Sure, there was that 936-point surge in the Dow following the government's plan to buy $250 billion worth of equity in ailing banks. Maybe in hindsight that will be seen as having been the all-clear signal for stocks. But then again, it might have merely been a sucker's rally, not the end of the bear market. And even if the worst is over, it often takes months—sometimes years—for the market to regain enough strength to power a sustained move higher.

Cheap? There are hopeful signs that fear in the market may have reached its zenith. By comparison with the bear market of 2002, evidence of overdone selling is becoming clearer. Analysts at Ned Davis Research say the steep declines in early October resemble the "type of waterfall decline that occurs at the end of bear markets when fear feeds on itself." Various gauges of market panic are hitting all-time highs.

The VIX index, Wall Street's so-called fear gauge, is well above levels seen during the 2002 bear market. "We're getting the capitulation," says Ed Clissold, a senior global analyst at Ned Davis. Certainly by some measures, the market is now looking awfully cheap. For instance, the S&P 500's forward price-to-earnings ratio is 11.2, as low as it has been since the bear market of 1990. But that number may actually be too rosy, given how much unseen damage the credit crisis may be inflicting upon the economy.

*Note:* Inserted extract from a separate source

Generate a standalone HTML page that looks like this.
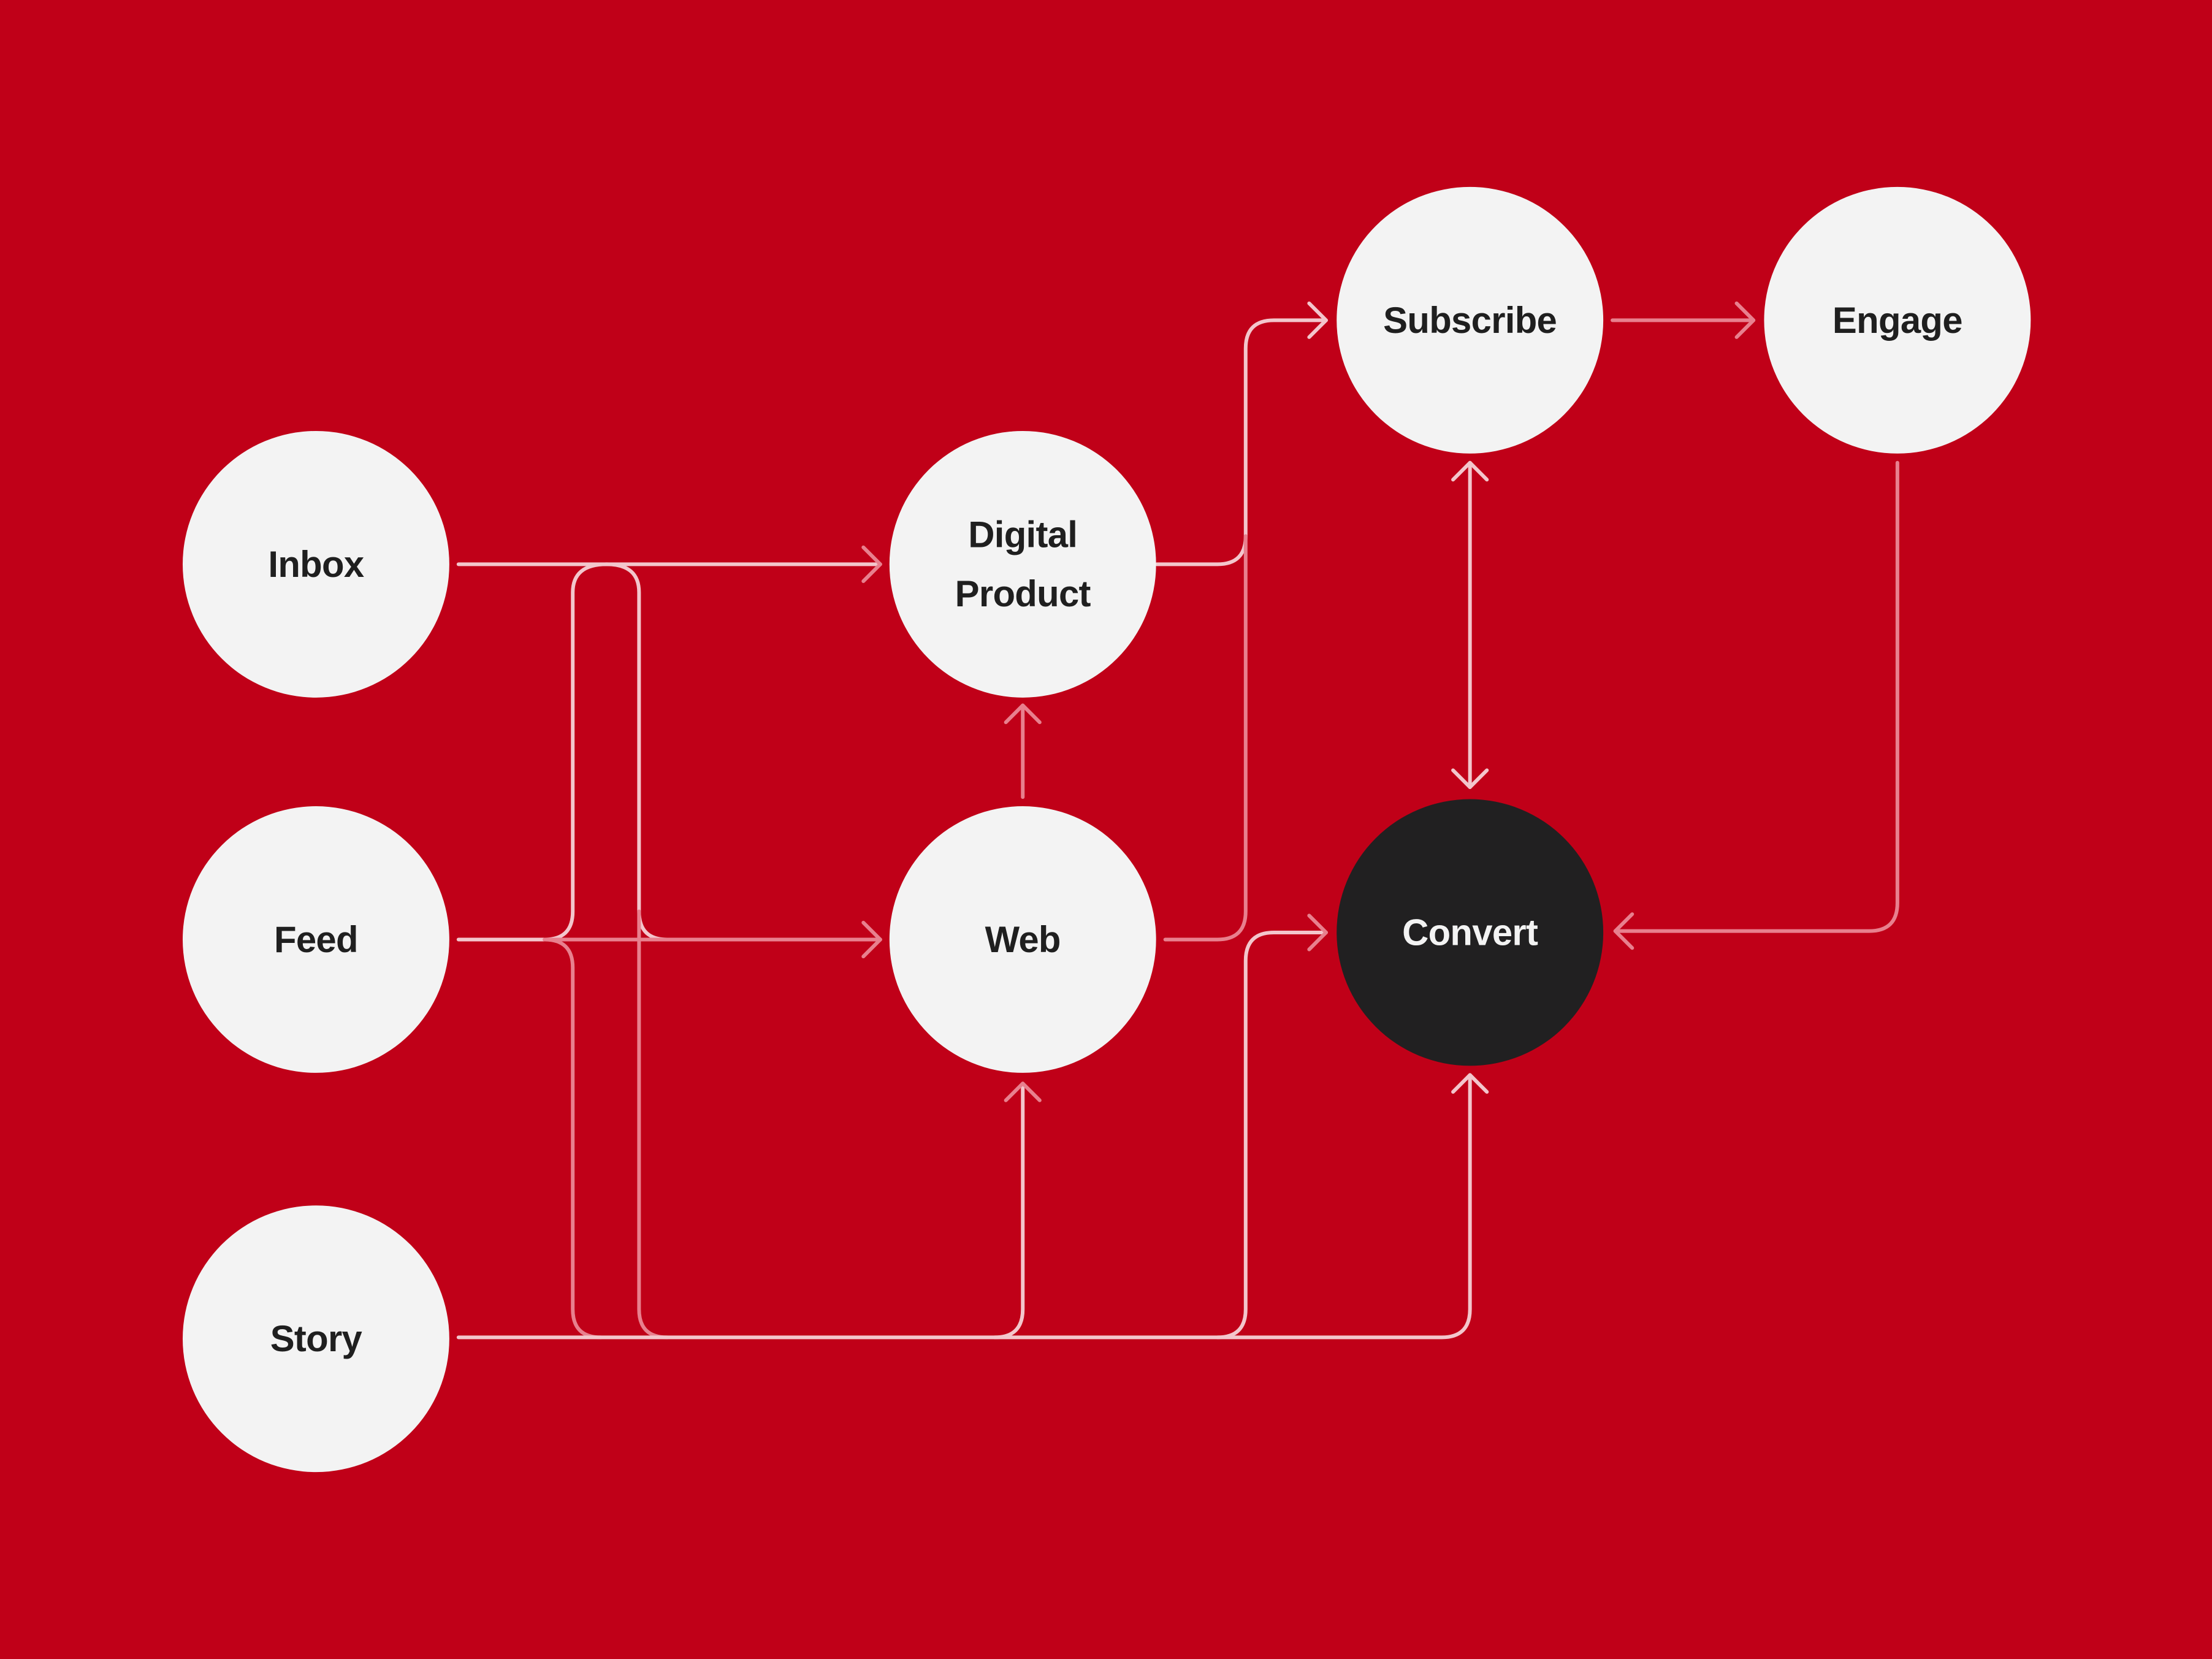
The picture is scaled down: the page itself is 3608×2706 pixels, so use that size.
<!DOCTYPE html>
<html><head><meta charset="utf-8"><style>
html,body{margin:0;padding:0;background:#c00018;}
svg{display:block}
text{font-family:"Liberation Sans",Arial,sans-serif;font-size:26px;font-weight:bold;text-anchor:middle;dominant-baseline:central;letter-spacing:-0.3px}
.l1{fill:none;stroke:#f3c6cc;stroke-width:2.6;stroke-linecap:round;stroke-linejoin:round}
.l2{fill:none;stroke:#e8808e;stroke-width:2.6;stroke-linecap:round;stroke-linejoin:round}
</style></head><body>
<svg width="3608" height="2706" viewBox="0 0 1568 1176" xmlns="http://www.w3.org/2000/svg">
<rect width="1568" height="1176" fill="#c00018"/>
<g>
<path class="l1" d="M325 400 H624"/>
<path class="l2" d="M612 388 L624 400 L612 412"/>
<path class="l1" d="M325 666 H386 Q406 666 406 646 V420 Q406 400 430 400 Q453 400 453 420 V646 Q453 666 473 666 H624"/>
<path class="l2" d="M386 666 H624"/>
<path class="l2" d="M612 654 L624 666 L612 678"/>
<path class="l2" d="M386 666 Q406 666 406 686 V928 Q406 948 426 948"/>
<path class="l2" d="M453 646 V928 Q453 948 473 948"/>
<path class="l1" d="M325 948 H1022 Q1042 948 1042 928 V762"/>
<path class="l1" d="M1030 774 L1042 762 L1054 774"/>
<path class="l1" d="M705 948 Q725 948 725 928 V768"/>
<path class="l2" d="M713 780 L725 768 L737 780"/>
<path class="l1" d="M820 400 H863 Q883 400 883 380 V247 Q883 227 903 227 H940"/>
<path class="l1" d="M928 215 L940 227 L928 239"/>
<path class="l2" d="M826 666 H863 Q883 666 883 646 V380"/>
<path class="l1" d="M863 948 Q883 948 883 928 V681 Q883 661 903 661 H940"/>
<path class="l2" d="M928 649 L940 661 L928 673"/>
<path class="l2" d="M725 565 V500"/>
<path class="l2" d="M713 512 L725 500 L737 512"/>
<path class="l1" d="M1042 328 V558"/>
<path class="l1" d="M1030 340 L1042 328 L1054 340"/>
<path class="l1" d="M1030 546 L1042 558 L1054 546"/>
<path class="l2" d="M1143 227 H1243"/>
<path class="l2" d="M1231 215 L1243 227 L1231 239"/>
<path class="l2" d="M1345 328 V640 Q1345 660 1325 660 H1145"/>
<path class="l2" d="M1157 648 L1145 660 L1157 672"/>
</g>
<g>
<circle cx="224" cy="400" r="94.5" fill="#f3f3f3"/>
<text x="224" y="400" fill="#1f1f1f">Inbox</text>
<circle cx="224" cy="666" r="94.5" fill="#f3f3f3"/>
<text x="224" y="666" fill="#1f1f1f">Feed</text>
<circle cx="224" cy="949" r="94.5" fill="#f3f3f3"/>
<text x="224" y="949" fill="#1f1f1f">Story</text>
<circle cx="725" cy="400" r="94.5" fill="#f3f3f3"/>
<text x="725" y="379" fill="#1f1f1f">Digital</text>
<text x="725" y="421" fill="#1f1f1f">Product</text>
<circle cx="725" cy="666" r="94.5" fill="#f3f3f3"/>
<text x="725" y="666" fill="#1f1f1f">Web</text>
<circle cx="1042" cy="227" r="94.5" fill="#f3f3f3"/>
<text x="1042" y="227" fill="#1f1f1f">Subscribe</text>
<circle cx="1345" cy="227" r="94.5" fill="#f3f3f3"/>
<text x="1345" y="227" fill="#1f1f1f">Engage</text>
<circle cx="1042" cy="661" r="94.5" fill="#212021"/>
<text x="1042" y="661" fill="#f3f3f3">Convert</text>
</g>
</svg>
</body></html>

So as bad as it is, there could be farther to fall. Earnings weakness is a worry. In bear markets, share price declines often more or less match the fall in corporate earnings, explains chief economist Michael Darda of MKM Partners.

In 1990-91, stocks fell 20 percent while earnings lost 27 percent. In 2001-02, shares lost 49 percent vs. a 40 percent earnings decline. "So if profits bottom not much more than 44 percent or so from the 2007 peak, the market may be close to the new lows," he says. Unfortunately, he says profits could fall 60 percent this time around.

Damage assessment.What will stocks look like when they (eventually) bounce back? Normally, post-bear rebounds see investors move back into riskier companies. This time, broad shedding of the use of leverage, or borrowed money, across the economy means that may not happen. Companies, like banks, are making sure, at the expense of new investment, that they have enough cash to fund their operations in tough times. "People with weak balance sheets aren't going to be in a position to expand and grow their businesses and do well. In fact, it will be the opposite. The strong get stronger; the weak get weaker," says Stephen Auth, chief investment officer for global equity and asset allocation products at Federated Investors, who oversees more than $37 billion in equities. Merrill Lynch calls consumer staples, healthcare, and tech the market's most "stable and consistent growth properties."